JobWatch has today secured over $22,000 in total compensation for eight international students who were alleged by the employer to have been independent contractors but were found by the Federal Circuit and Family Court of Australia to be employees.
November 24, 2023
In the decision of Alvarez Nino v Kuksal (No 4) [2023] FedCFamC2G 1051, Judge Forbes accepted the argument that ‘it is “intuitively unsound” to conclude that a largely unskilled worker is “running their own enterprise” when simply providing nothing but his or her labour’.
This decision, in the context of the High Court decision in ZG Operations & Anor v Jamsek & Ors [2022] HCA 2 relating to the importance of a contract when discerning whether a worker is an employee or an independent contractor, gives hope to all workers subject to underpayments of entitlements due to sham contracting.
This decision was aided by the absence of written contracts between the students and the employer, with most of the employment relationships characterised by oral contracts. These circumstances meant that as described by Judge Forbes, ‘the true legal character of the parties’ relationship, in the absence of a comprehensive written contract, only emerged after work commenced and was performed’.
“In light of the proposed legislative definition of employment by using a multi-factorial test, this Federal Circuit and Family Court decision reiterates how important it is that all facets of the employment relationship be examined when determining whether a worker is an employee or an independent contractor,” says JobWatch Principal Lawyer Gabrielle Marchetti.
“Unfortunately, we see too often at JobWatch that employers will purposely do unlawful things to avoid their obligations to their employees.
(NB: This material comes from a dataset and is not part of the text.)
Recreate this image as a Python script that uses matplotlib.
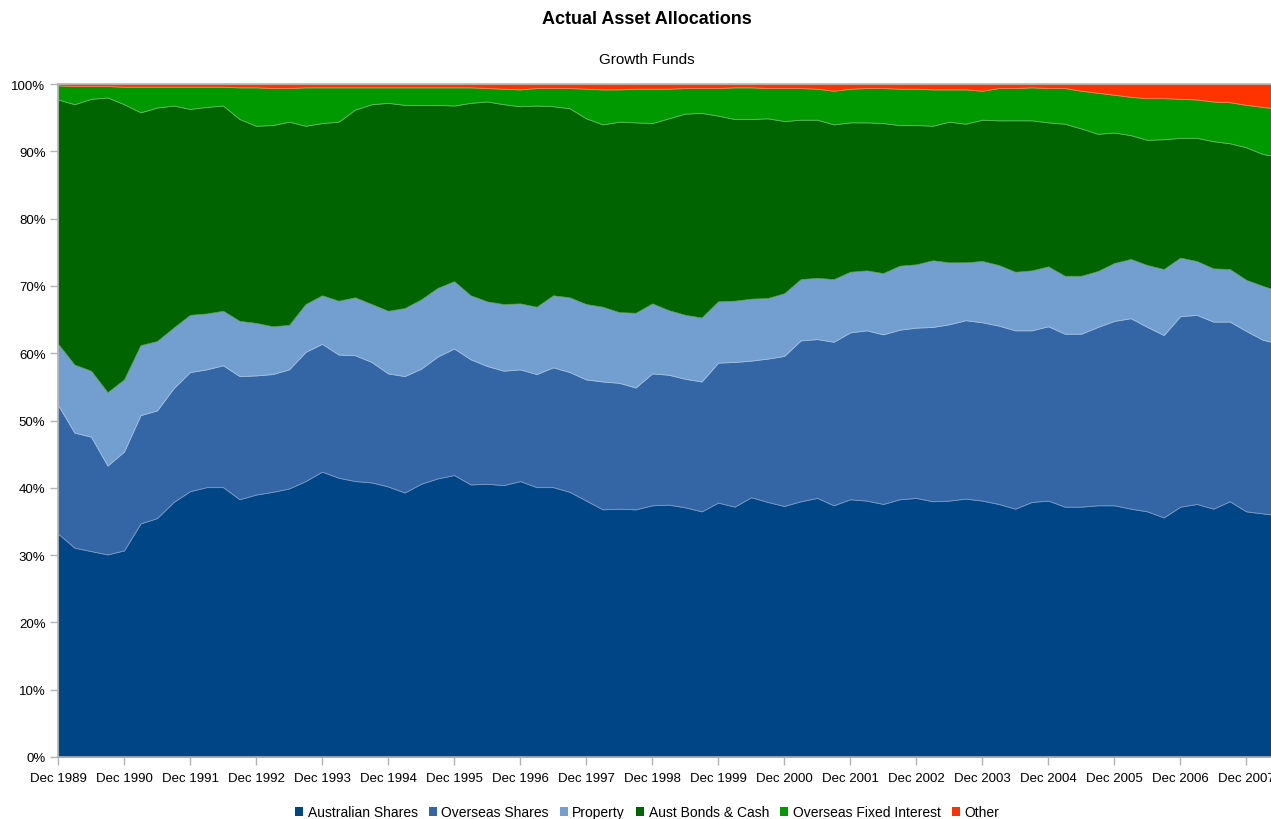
import numpy as np
import matplotlib
matplotlib.use('Agg')
import matplotlib.pyplot as plt
from matplotlib.colors import to_rgb

plt.rcParams['font.family'] = ['Liberation Sans', 'DejaVu Sans']

# 季度数据：Dec 1989 起，每季度一个点（百分比）
series_names = ['Australian Shares', 'Overseas Shares', 'Property',
                'Aust Bonds & Cash', 'Overseas Fixed Interest', 'Other']

aus_shares = [33.2, 31.1, 30.6, 30.1, 30.7, 34.7, 35.5, 37.9, 39.5, 40.1,
              40.1, 38.3, 39.0, 39.4, 39.9, 41.0, 42.4, 41.5, 41.0, 40.8,
              40.2, 39.3, 40.6, 41.4, 41.9, 40.5, 40.6, 40.4, 41.0, 40.1,
              40.1, 39.4, 38.1, 36.8, 36.9, 36.8, 37.4, 37.5, 37.1, 36.5,
              37.8, 37.2, 38.6, 37.9, 37.3, 38.0, 38.5, 37.4, 38.3, 38.1,
              37.6, 38.3, 38.5, 38.0, 38.1, 38.4, 38.1, 37.6, 36.9, 37.9,
              38.1, 37.2, 37.2, 37.4, 37.4, 36.9, 36.5, 35.6, 37.2, 37.6,
              36.9, 38.0, 36.5, 36.2, 35.9]
overseas_shares = [19.1, 17.1, 17.0, 13.2, 14.7, 16.1, 16.0, 16.9, 17.7, 17.5,
                   18.1, 18.3, 17.7, 17.5, 17.7, 19.2, 19.0, 18.3, 18.7, 17.9,
                   16.8, 17.3, 17.1, 18.1, 18.8, 18.6, 17.5, 17.0, 16.6, 16.8,
                   17.8, 17.8, 18.0, 19.0, 18.7, 18.1, 19.6, 19.3, 19.1, 19.3,
                   20.8, 21.5, 20.3, 21.3, 22.3, 23.9, 23.6, 24.3, 24.8, 25.3,
                   25.2, 25.2, 25.3, 25.9, 26.2, 26.5, 26.5, 26.5, 26.5, 25.5,
                   25.9, 25.7, 25.7, 26.5, 27.4, 28.3, 27.4, 27.1, 28.3, 28.1,
                   27.8, 26.7, 26.8, 25.8, 25.5]
property_ = [9.1, 10.1, 9.8, 10.9, 10.7, 10.4, 10.3, 9.0, 8.5, 8.3,
             8.1, 8.2, 7.8, 7.1, 6.6, 7.1, 7.2, 8.0, 8.6, 8.6,
             9.3, 10.1, 10.3, 10.2, 10.0, 9.5, 9.6, 9.9, 9.8, 10.0,
             10.7, 11.1, 11.2, 11.1, 10.5, 11.1, 10.4, 9.6, 9.5, 9.5,
             9.1, 9.1, 9.2, 9.0, 9.3, 9.1, 9.1, 9.3, 9.0, 8.9,
             9.1, 9.5, 9.4, 9.9, 9.2, 8.6, 9.1, 9.0, 8.7, 8.9,
             8.9, 8.6, 8.6, 8.3, 8.6, 8.8, 9.2, 9.8, 8.7, 8.0,
             7.9, 7.8, 7.6, 8.0, 7.8]
bonds_cash = [36.3, 38.7, 40.4, 43.8, 40.9, 34.6, 34.7, 33.0, 30.6, 30.7,
              30.5, 30.0, 29.3, 29.9, 30.2, 26.5, 25.6, 26.6, 27.9, 29.7,
              30.9, 30.2, 28.9, 27.2, 26.1, 28.6, 29.7, 29.7, 29.3, 29.9,
              28.1, 28.1, 27.6, 27.1, 28.3, 28.3, 26.8, 28.5, 29.9, 30.4,
              27.6, 27.0, 26.7, 26.7, 25.6, 23.7, 23.5, 23.0, 22.2, 22.0,
              22.3, 20.9, 20.7, 20.0, 20.9, 20.6, 21.0, 21.5, 22.5, 22.3,
              21.4, 22.6, 21.9, 20.4, 19.4, 18.4, 18.6, 19.3, 17.8, 18.3,
              18.9, 18.7, 19.7, 19.6, 20.0]
overseas_fi = [2.1, 2.7, 1.9, 1.7, 2.6, 3.8, 3.1, 2.8, 3.3, 3.0,
               2.8, 4.7, 5.7, 5.5, 5.0, 5.7, 5.3, 5.1, 3.3, 2.5,
               2.3, 2.6, 2.6, 2.6, 2.7, 2.3, 2.0, 2.3, 2.5, 2.6,
               2.7, 3.0, 4.4, 5.2, 4.8, 5.0, 5.1, 4.4, 3.8, 3.7,
               4.1, 4.7, 4.7, 4.5, 4.9, 4.7, 4.6, 5.0, 5.0, 5.1,
               5.2, 5.4, 5.4, 5.4, 4.8, 5.1, 4.3, 4.8, 4.8, 4.9,
               5.1, 5.3, 5.6, 6.1, 5.6, 5.7, 6.2, 6.1, 5.8, 5.7,
               5.9, 6.1, 6.3, 7.0, 7.1]
other = [0.2, 0.3, 0.3, 0.3, 0.4, 0.4, 0.4, 0.4, 0.4, 0.4,
         0.4, 0.5, 0.5, 0.6, 0.6, 0.5, 0.5, 0.5, 0.5, 0.5,
         0.5, 0.5, 0.5, 0.5, 0.5, 0.5, 0.6, 0.7, 0.8, 0.6,
         0.6, 0.6, 0.7, 0.8, 0.8, 0.7, 0.7, 0.7, 0.6, 0.6,
         0.6, 0.5, 0.5, 0.6, 0.6, 0.6, 0.7, 1.0, 0.7, 0.6,
         0.6, 0.7, 0.7, 0.8, 0.8, 0.8, 1.0, 0.6, 0.6, 0.5,
         0.6, 0.6, 1.0, 1.3, 1.6, 1.9, 2.1, 2.1, 2.2, 2.3,
         2.6, 2.7, 3.1, 3.4, 3.7]

tick_labels = ['Dec %d' % y for y in range(1989, 2008)]
colors = ['#004586', '#3465a4', '#729fcf', '#006400', '#009900', '#ff3300']

# 百分比堆叠：每个季度归一化到 100%
values = np.array([aus_shares, overseas_shares, property_, bonds_cash,
                   overseas_fi, other], dtype=float)
values = values / values.sum(axis=0) * 100
x = np.arange(values.shape[1])

fig = plt.figure(figsize=(12.71, 8.20), dpi=100)
ax = fig.add_axes([58 / 1271, 1 - 758 / 820, 1 - 58 / 1271, (758 - 85) / 820])

polys = ax.stackplot(x, values, colors=colors, labels=series_names)
for p, c in zip(polys, colors):
    r, g, b = to_rgb(c)
    p.set_edgecolor((r + (1 - r) * 0.35, g + (1 - g) * 0.35, b + (1 - b) * 0.35))
    p.set_linewidth(0.6)

ax.set_xlim(0, 73.5)
ax.set_ylim(0, 100)
ax.set_yticks(np.arange(0, 101, 10))
ax.set_yticklabels(['%d%%' % v for v in range(0, 101, 10)])
ax.set_xticks(np.arange(0, 73, 4))
ax.set_xticklabels(tick_labels)

for s in ['left', 'bottom', 'top']:
    ax.spines[s].set_color('#b3b3b3')
    ax.spines[s].set_linewidth(1.2)
ax.spines['right'].set_visible(False)
ax.tick_params(axis='both', colors='#b3b3b3', labelcolor='black',
               labelsize=9.5, length=6, width=1, direction='out')
ax.tick_params(axis='x', pad=5)
ax.tick_params(axis='y', pad=3)

fig.text(647 / 1271, 1 - 20 / 820, 'Actual Asset Allocations', ha='center',
         va='center', fontsize=13, fontweight='bold')
fig.text(647 / 1271, 1 - 60 / 820, 'Growth Funds', ha='center', va='center',
         fontsize=11)

leg = fig.legend(loc='center', bbox_to_anchor=(647 / 1271, 1 - 813 / 820),
                 ncol=6, frameon=False, fontsize=10, handlelength=0.6,
                 handleheight=0.6, handletextpad=0.3, columnspacing=0.8,
                 borderaxespad=0, borderpad=0)
for h in leg.legend_handles:
    h.set_linewidth(0)

fig.savefig('out.png', dpi=100)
Every court decision that allows us to re-emphasise rights of workers in situations such as these is a step in the right direction.”
“It has taken over six years from the time of my employment, for this official recognition that I was deliberately lied to, treated badly and underpaid by an Australian employer. I know that it was done purposely, thinking that as an international student, I was more vulnerable and that they could get away with it,” says Nicolas, one of the students in this case. “I’m so grateful to JobWatch for sticking with this case for so long, and ensuring that we get the justice we deserve.”
This final order is further to a landmark procedural decision of May 2022 in the same case, which now allows workers across Australia to ask the court for orders against third parties who were knowingly involved in the underpayments in small claims proceedings. Without this previous procedural decision, JobWatch would not have been able to secure this win against the employer.